All State and Territory governments have funded programs for the development of CAR reserve systems in terrestrial and marine environments. Only Victoria, Tasmania and the Australian Capital Territory have funded programs for the development of CAR reserves in freshwater environments. Such reserve systems remain incomplete in Victoria and Tasmania. Although the remaining States and the Northern Territory are committed at the policy level, funding the development of such reserve programs has yet to commence. It should be noted that all jurisdictions have established significant reserves, such as the Ramsar sites, protecting some freshwater environments.
A detailed discussion of national agreements and programs is set out in Appendices 2 and 3.
In the medium to long term, a national framework to protect high conservation value rivers and estuaries could be extended to encompass the development of CAR freshwater reserves, thus including a variety of ecosystems, such as subterranean ecosystems, not presently adequately protected.
7.13.4 Natural resource accounting:
In the long term, a State's natural resource accounting framework would start with the explicit recognition that (a) natural assets belong both to the present and the future, and (b) ecosystems services supplied by these assets need to be paid for.
Outside Crown reserves, aboriginal land, and urban and rural-residential areas, Australia's rural land lies in the hands of a relatively small group of landholders and lease holders. There are only about 150,000 properties over 10,000 ha in size264 across the continent. Any program developed by governments to pay these agriculturists for ecosystem services should incorporate the concept of natural resource accounting.
To manage any resource, it is necessary to keep track of stocks and flows. Audits must be undertaken at regular intervals, and reports prepared. Stock inventories must include information on condition. Reports must reconcile and explain changes which have taken place.
Within a bioregional framework, a State could prepare a comprehensive inventory of all freshwater ecosystems, encompassing value benchmarks, condition indices, catchment boundaries, and environmental flow requirements. The inventory would be utilised by State-of-the-Environment reports, and by the State’s EIA and landuse planning frameworks.

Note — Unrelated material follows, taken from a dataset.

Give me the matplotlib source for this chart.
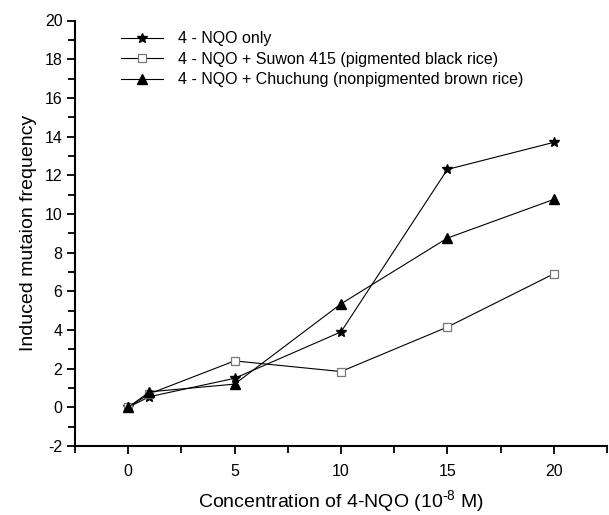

Where they are inter-connected, surface water and groundwater resources need to be managed together, as a single resource. Stocks and flows of both resources need to be measured and estimated. Aquifer recharge areas should be identified and protected, and flow rates estimated. The interchanges between surface and groundwater flows should be studied and modelled, and the quality of groundwater monitored and reported.

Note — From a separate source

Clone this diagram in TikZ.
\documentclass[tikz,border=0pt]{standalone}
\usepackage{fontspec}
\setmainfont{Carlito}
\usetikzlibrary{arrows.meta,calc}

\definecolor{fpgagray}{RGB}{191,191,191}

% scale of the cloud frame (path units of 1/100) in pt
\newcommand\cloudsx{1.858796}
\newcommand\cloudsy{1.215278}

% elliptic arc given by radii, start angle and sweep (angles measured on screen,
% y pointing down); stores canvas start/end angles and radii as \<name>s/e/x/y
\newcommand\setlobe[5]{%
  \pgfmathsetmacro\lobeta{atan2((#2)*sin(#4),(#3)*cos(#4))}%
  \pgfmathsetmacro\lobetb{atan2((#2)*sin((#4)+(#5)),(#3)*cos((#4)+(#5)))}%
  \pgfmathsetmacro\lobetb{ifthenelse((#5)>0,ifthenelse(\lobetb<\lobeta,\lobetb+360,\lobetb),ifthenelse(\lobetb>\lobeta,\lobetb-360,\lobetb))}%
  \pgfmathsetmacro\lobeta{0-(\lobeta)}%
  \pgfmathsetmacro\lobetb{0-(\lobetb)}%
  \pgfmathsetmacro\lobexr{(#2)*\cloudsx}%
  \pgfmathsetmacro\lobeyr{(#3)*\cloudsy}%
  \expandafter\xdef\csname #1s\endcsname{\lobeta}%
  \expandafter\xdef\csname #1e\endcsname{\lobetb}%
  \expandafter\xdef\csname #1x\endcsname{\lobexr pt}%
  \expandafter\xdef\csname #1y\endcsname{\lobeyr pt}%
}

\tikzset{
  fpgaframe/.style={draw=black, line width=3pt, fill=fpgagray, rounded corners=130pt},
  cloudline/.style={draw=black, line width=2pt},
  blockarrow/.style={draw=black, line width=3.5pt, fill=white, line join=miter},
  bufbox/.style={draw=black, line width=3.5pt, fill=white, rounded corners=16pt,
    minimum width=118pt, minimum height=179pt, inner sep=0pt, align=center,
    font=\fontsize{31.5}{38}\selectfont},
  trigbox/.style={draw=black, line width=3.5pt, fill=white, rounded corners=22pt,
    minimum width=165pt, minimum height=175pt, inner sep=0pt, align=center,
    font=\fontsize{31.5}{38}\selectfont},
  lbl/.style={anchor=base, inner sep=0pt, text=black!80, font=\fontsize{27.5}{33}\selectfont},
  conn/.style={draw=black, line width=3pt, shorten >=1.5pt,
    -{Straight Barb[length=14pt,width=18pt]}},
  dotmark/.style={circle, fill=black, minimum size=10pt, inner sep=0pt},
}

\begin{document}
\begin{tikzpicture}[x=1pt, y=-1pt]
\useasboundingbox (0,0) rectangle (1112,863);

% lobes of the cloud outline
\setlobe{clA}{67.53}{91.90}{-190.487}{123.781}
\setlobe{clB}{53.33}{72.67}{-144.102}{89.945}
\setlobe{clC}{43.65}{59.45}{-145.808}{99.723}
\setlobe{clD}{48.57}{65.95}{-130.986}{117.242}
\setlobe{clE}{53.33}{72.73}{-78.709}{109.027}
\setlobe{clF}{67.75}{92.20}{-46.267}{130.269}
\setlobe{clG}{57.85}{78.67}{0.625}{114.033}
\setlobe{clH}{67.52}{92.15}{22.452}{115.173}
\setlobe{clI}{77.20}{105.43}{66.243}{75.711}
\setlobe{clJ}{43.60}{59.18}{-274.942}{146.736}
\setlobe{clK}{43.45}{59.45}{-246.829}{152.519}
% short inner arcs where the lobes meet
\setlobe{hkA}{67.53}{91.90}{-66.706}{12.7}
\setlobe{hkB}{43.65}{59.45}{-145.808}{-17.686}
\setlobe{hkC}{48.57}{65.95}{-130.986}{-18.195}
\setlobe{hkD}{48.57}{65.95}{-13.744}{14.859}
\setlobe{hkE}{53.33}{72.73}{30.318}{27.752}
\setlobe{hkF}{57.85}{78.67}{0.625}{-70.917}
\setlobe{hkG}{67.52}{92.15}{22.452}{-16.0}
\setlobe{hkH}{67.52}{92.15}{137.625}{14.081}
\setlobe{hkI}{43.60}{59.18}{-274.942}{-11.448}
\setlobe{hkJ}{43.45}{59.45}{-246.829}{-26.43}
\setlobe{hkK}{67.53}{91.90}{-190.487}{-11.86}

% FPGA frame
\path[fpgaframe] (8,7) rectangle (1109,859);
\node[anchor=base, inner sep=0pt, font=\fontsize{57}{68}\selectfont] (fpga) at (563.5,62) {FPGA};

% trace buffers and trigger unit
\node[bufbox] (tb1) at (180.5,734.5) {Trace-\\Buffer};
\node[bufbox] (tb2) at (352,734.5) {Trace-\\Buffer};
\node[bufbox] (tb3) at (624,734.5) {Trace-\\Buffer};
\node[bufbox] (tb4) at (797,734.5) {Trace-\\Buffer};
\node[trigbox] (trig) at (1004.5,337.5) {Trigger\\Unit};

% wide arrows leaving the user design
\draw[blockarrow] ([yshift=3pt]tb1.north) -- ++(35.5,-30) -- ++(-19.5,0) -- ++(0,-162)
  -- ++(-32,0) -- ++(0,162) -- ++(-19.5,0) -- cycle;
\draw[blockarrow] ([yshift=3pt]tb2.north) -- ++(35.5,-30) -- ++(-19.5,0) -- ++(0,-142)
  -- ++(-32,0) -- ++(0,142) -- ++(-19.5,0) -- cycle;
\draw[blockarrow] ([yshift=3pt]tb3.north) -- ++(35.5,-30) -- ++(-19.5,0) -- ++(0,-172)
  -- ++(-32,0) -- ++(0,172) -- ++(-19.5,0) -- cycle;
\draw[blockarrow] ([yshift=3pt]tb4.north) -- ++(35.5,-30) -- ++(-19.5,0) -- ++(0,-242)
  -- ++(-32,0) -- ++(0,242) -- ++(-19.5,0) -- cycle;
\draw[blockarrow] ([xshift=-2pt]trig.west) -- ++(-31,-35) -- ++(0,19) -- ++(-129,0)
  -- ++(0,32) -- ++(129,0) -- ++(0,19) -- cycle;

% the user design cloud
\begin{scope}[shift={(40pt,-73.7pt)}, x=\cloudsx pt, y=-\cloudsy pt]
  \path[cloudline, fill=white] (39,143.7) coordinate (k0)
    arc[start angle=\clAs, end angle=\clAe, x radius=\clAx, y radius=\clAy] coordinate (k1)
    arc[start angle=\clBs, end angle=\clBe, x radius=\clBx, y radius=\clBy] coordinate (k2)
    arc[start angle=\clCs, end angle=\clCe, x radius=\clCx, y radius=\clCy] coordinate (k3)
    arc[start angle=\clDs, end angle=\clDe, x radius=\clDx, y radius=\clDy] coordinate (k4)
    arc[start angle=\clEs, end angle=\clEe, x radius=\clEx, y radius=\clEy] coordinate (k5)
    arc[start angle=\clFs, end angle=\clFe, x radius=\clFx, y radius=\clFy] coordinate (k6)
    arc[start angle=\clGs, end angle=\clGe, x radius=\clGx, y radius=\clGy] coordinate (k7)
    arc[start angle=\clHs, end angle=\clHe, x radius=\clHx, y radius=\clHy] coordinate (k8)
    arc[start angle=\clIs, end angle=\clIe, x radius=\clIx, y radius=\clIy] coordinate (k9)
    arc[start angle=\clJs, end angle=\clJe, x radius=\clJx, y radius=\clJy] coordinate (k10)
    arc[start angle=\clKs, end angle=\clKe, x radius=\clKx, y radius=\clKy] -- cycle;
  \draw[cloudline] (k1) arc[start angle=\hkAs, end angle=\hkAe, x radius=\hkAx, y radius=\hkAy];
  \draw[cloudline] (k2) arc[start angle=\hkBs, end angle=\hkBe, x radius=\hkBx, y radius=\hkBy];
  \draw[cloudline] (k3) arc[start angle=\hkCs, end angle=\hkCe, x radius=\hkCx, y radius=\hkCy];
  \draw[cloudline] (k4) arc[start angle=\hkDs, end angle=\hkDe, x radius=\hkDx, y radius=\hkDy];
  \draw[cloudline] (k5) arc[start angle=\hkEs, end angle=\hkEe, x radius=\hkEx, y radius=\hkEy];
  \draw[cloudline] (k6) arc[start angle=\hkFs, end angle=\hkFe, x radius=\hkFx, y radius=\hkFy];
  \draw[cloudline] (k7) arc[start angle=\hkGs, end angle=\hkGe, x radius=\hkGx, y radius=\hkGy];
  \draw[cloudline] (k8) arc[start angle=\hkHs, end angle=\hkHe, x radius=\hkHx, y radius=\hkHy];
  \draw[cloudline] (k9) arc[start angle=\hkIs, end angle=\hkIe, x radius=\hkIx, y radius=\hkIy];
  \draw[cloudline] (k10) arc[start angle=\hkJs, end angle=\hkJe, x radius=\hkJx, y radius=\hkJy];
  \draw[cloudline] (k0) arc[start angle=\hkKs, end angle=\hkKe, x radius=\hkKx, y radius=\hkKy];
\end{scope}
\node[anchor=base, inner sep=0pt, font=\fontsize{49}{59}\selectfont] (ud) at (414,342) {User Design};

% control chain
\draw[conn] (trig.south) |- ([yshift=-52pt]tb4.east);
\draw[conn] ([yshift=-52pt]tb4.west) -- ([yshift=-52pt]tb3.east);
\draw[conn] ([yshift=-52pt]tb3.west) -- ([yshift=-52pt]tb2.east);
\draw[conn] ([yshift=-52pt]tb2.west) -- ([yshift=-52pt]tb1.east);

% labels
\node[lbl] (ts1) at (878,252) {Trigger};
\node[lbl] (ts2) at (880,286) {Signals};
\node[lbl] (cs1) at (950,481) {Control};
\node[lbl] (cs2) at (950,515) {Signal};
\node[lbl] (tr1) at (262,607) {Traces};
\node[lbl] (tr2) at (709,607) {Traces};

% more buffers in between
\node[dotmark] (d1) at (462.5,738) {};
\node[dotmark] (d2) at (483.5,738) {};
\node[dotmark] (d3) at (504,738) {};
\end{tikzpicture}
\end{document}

Corporations which use significant natural resources, including farming operations, would be required to include "earth accounts" in every annual report.
For example an early application might well identify the Murray-Darling as a priority area. Natural resource accounting could be phased-in initially based only on salinity. Managers of land over a prescribed size could be required to submit an annual salinity report, reporting on salinity levels in soils, near-surface aquifers, and in drainage from their properties. The report would need a similar standing to the standard annual tax return, with prescribed time lines, enforcement and sanctions. Over time, this approach could be extended to all landholders, and to other issues such as nutrient budgets. Much farther down the track, pest control, native vegetation, and wetland management could be introduced, depending on the success and acceptance of the program. (Refer to Whitten et al. (2002) for an overview of incentive opportunities).
It is important that such an approach be developed in tandem with payments made to large rural landholders for ecosystem services. For example, since 1997, the government of Costa Rica has been paying landowners for several ecosystem services: carbon sequestration and protection of watersheds, biodiversity, and scenic beauty. The payments, about US$50/ha-year, are financed in part by a tax on fossil fuels and are resulting in significant forest conservation and restoration. Costa Rica has also sold carbon sequestration credits to several European nations (Castro et al. 2000 quoted in Daily et al. 2000). The development of these types of payment in Australia is urgent.
It is also worth noting that a core recommendation emerging from the 1992 United Nations Rio Conference on Environment and Development was that nations should “promote the development and application of methods such as national resource and environmental accounting that reflect changes in value resulting from uses of coastal and marine areas…” (Agenda 21 chapter 17).